1,000 words isn’t enough to summarize Dease’s career and what he’s meant for Orange Baseball and the Hillsborough community at large. It doesn’t touch on the 57 players who have gone on to play college or professionally. Or the endless stories about the thrilling moments in games, like one contest in the 2nd round of the 1992 4A state playoffs against Anson County, where 2nd baseman Craig Swainey tied the game with a 2-run homer in the 7th inning, a game that Orange would go on to win. It’s still a moment that rolls right off of Dease’s tongue.

So over the next few days, we’ll bring you memories of players and coaches from Dease’s past and how much he meant to the community and their lives.

In the interest of full disclosure, I graduated from Orange in 1991 (There. The secret is out. I’m old. But I’m old going to as many concerts as possible). High school was a struggle for me. I spent a fair amount of it not really caring about my grades because I didn’t feel I had much to offer to the world.

For reasons I still can’t remember, I joined Cathy Bennington’s Newspaper class in 1989, a year of tremendous inner turbulence. That February, Mrs. Bennington (I still call my teachers that) asked me to start doing public address announcing for Orange’s JV baseball team.

Me? I sounded more southern than a UNC football fan that didn’t attend UNC. I barely spoke in class. Not just Newspaper class, ANY class. Somehow, I took the job. No pay, of course.

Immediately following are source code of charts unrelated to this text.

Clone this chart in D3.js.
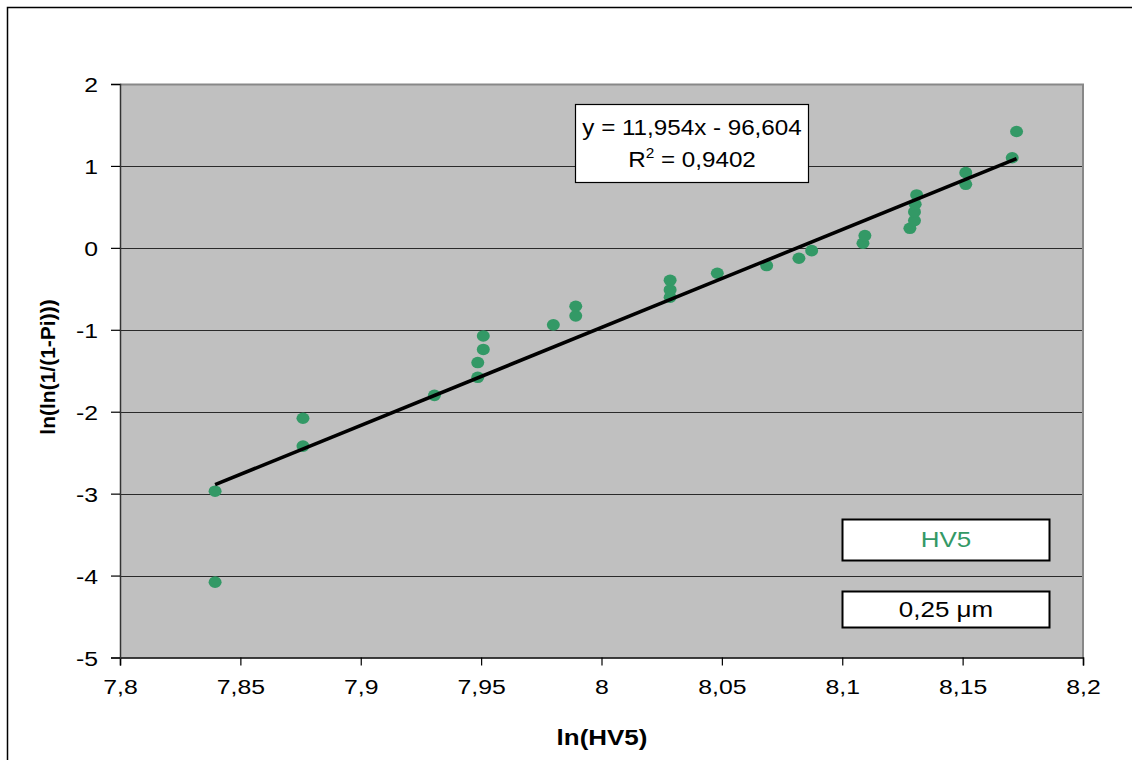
<!DOCTYPE html>
<html>
<head>
<meta charset="utf-8">
<script src="https://cdn.jsdelivr.net/npm/d3@7"></script>
<style>
  body { margin: 0; background: #fff; }
  svg text { font-family: "Liberation Sans", Arial, sans-serif; }
</style>
</head>
<body>
<div id="chart"></div>
<script>
// values (ln(HV5) vs ln(ln(1/(1-Pi))))
var lnHV = [7.8395, 7.8395, 7.876, 7.876, 7.9306, 7.9486, 7.9486, 7.9509, 7.9509,
            7.980, 7.9893, 7.9893, 8.0285, 8.0285, 8.0285, 8.0481, 8.0686, 8.082, 8.0873,
            8.1086, 8.1094, 8.1281, 8.130, 8.130, 8.1303, 8.1309, 8.1513, 8.1513, 8.1706, 8.1724];
var lnP  = [-2.97, -4.08, -2.08, -2.42, -1.80, -1.58, -1.40, -1.24, -1.075,
            -0.94, -0.83, -0.713, -0.603, -0.514, -0.396, -0.31, -0.216, -0.127, -0.034,
            0.056, 0.15, 0.239, 0.333, 0.438, 0.532, 0.646, 0.776, 0.918, 1.10, 1.42];

// trend line coefficients from the label
var slope = 11.954, intercept = -96.604, rSquared = 0.9402;

var xTicks = [7.8, 7.85, 7.9, 7.95, 8, 8.05, 8.1, 8.15, 8.2];
var yTicks = [2, 1, 0, -1, -2, -3, -4, -5];

var seriesName = "HV5";
var sizeLabel = "0,25 \u03bcm";

var W = 1132, H = 760;
var margin = {top: 84, left: 120},
    width = 1083 - 120,
    height = 657.5 - 84;
var stretch = 1.18; // the original text is horizontally widened

var fmt = d3.formatLocale({decimal: ",", thousands: ".", grouping: [3], currency: ["", ""], minus: "-"}).format("~g");

var x = d3.scaleLinear().domain([7.8, 8.2]).range([0, width]);
var y = d3.scaleLinear().domain([-5, 2]).range([height, 0]);

var svg = d3.select("#chart").append("svg")
  .attr("width", W).attr("height", H);

// outer chart border
svg.append("rect")
  .attr("x", 7.5).attr("y", 7.5).attr("width", 1140).attr("height", 780)
  .attr("fill", "none").attr("stroke", "#000").attr("stroke-width", 1.5);

var g = svg.append("g").attr("transform", "translate(" + margin.left + "," + margin.top + ")");

// plot area
g.append("rect").attr("width", width).attr("height", height).attr("fill", "#c0c0c0");

// gridlines
g.selectAll(".grid").data(yTicks.filter(function(d) { return d < 2 && d > -5; }))
  .enter().append("line")
  .attr("x1", 0).attr("x2", width)
  .attr("y1", function(d) { return Math.round(y(d)) + 0.5; })
  .attr("y2", function(d) { return Math.round(y(d)) + 0.5; })
  .attr("stroke", "#2a2a2a").attr("stroke-width", 1.2);

// plot border top/right (gray)
g.append("path")
  .attr("d", "M0," + 0.5 + "H" + width + "V" + height)
  .attr("fill", "none").attr("stroke", "#888").attr("stroke-width", 2);

// axes
var xAxis = g.append("g")
  .attr("transform", "translate(0," + height + ")")
  .call(d3.axisBottom(x).tickValues(xTicks).tickFormat(fmt).tickSizeOuter(0).tickSize(8).tickPadding(14));
xAxis.select(".domain").attr("stroke", "#000").attr("stroke-width", 1.5);
xAxis.selectAll(".tick line").attr("stroke", "#000").attr("stroke-width", 1.2);
xAxis.selectAll(".tick text")
  .attr("font-size", 21).attr("fill", "#000")
  .attr("font-family", "Liberation Sans, Arial, sans-serif")
  .attr("transform", "scale(" + stretch + ",1)");

var yAxis = g.append("g")
  .call(d3.axisLeft(y).tickValues(yTicks).tickFormat(fmt).tickSizeOuter(0).tickSize(9).tickPadding(0));
yAxis.select(".domain").attr("stroke", "#333").attr("stroke-width", 1.5);
yAxis.selectAll(".tick line").attr("stroke", "#000").attr("stroke-width", 1.2);
yAxis.selectAll(".tick text")
  .attr("font-size", 21).attr("fill", "#000")
  .attr("font-family", "Liberation Sans, Arial, sans-serif")
  .attr("x", -22 / stretch)
  .attr("dy", "0.36em")
  .attr("transform", "scale(" + stretch + ",1)");

// points
var pts = lnHV.map(function(v, i) { return {x: v, y: lnP[i]}; });
g.selectAll(".pt").data(pts).enter().append("ellipse")
  .attr("cx", function(d) { return x(d.x); })
  .attr("cy", function(d) { return y(d.y); })
  .attr("rx", 6.5).attr("ry", 5.8)
  .attr("fill", "#339966");

// linear trend line over the data range
var xr = d3.extent(lnHV);
var line = d3.line()
  .x(function(d) { return x(d); })
  .y(function(d) { return y(slope * d + intercept); });
g.append("path").datum(xr)
  .attr("d", line)
  .attr("fill", "none").attr("stroke", "#000").attr("stroke-width", 3.6);

// trend equation label
var eq = svg.append("g");
eq.append("rect")
  .attr("x", 575.5).attr("y", 104.5).attr("width", 233).attr("height", 78)
  .attr("fill", "#fff").attr("stroke", "#000").attr("stroke-width", 1.2);
var eqText = eq.append("g").attr("transform", "translate(692,0) scale(1.1,1)");
eqText.append("text")
  .attr("x", 0).attr("y", 135).attr("text-anchor", "middle").attr("font-size", 22)
  .text("y = " + fmt(slope) + "x - " + fmt(-intercept));
var r2 = eqText.append("text")
  .attr("x", 0).attr("y", 167).attr("text-anchor", "middle").attr("font-size", 22);
r2.append("tspan").text("R");
r2.append("tspan").attr("dy", -9).attr("font-size", 14).text("2");
r2.append("tspan").attr("dy", 9).text(" = " + fmt(rSquared));

// legend boxes
svg.append("rect")
  .attr("x", 842.5).attr("y", 519.5).attr("width", 207).attr("height", 41)
  .attr("fill", "#fff").attr("stroke", "#000").attr("stroke-width", 2);
svg.append("g").attr("transform", "translate(946,547) scale(" + stretch + ",1)")
  .append("text").attr("text-anchor", "middle").attr("font-size", 22)
  .attr("fill", "#339966").text(seriesName);

svg.append("rect")
  .attr("x", 842.5).attr("y", 591.5).attr("width", 207).attr("height", 36)
  .attr("fill", "#fff").attr("stroke", "#000").attr("stroke-width", 2);
svg.append("g").attr("transform", "translate(946,617) scale(" + stretch + ",1)")
  .append("text").attr("text-anchor", "middle").attr("font-size", 22)
  .attr("fill", "#000").text(sizeLabel);

// axis titles
svg.append("g").attr("transform", "translate(602,745) scale(" + stretch + ",1)")
  .append("text").attr("text-anchor", "middle").attr("font-size", 22)
  .attr("font-weight", "bold").text("ln(HV5)");
svg.append("g").attr("transform", "translate(55,367) rotate(-90)")
  .append("text").attr("text-anchor", "middle").attr("font-size", 21)
  .attr("font-weight", "bold").text("ln(ln(1/(1-Pi)))");
</script>
</body>
</html>
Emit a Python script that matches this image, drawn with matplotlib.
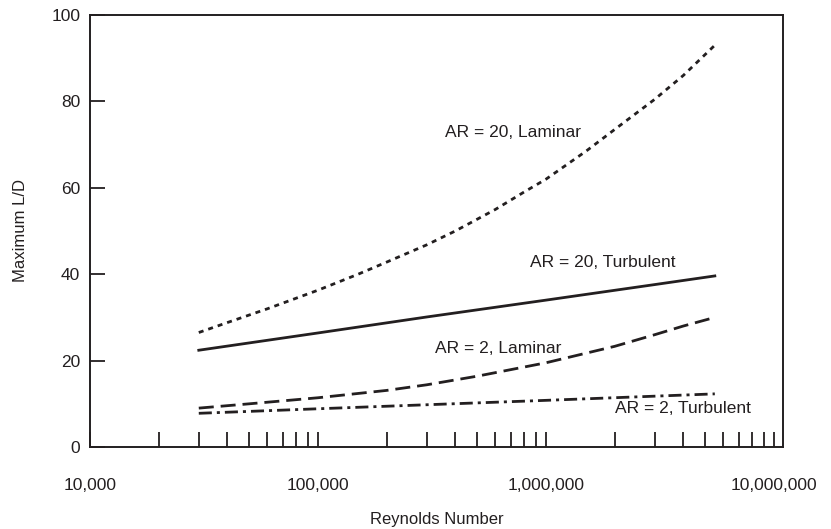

Orange won the first game 11-1 over Graham, which included Orange pitcher Jonathan Hoffman throwing to catcher Scott Hackler throwing to first baseman Jamey Hall for a 1-2-3 double play. Midway through the game, Coach Dease walked into the press box. We had never spoken before and he wondered why the JV team had a public address announcer while the varsity team didn’t. He asked me to do varsity, too.

Extremely slowly and somewhat surely, that was how I made my living with words, whether they came out through a microphone or over a keyboard like I’m typing on now.

So it isn’t enough for me to simply thank Coach Dease for his cooperation with this article. I have to thank him for his cooperation with my life.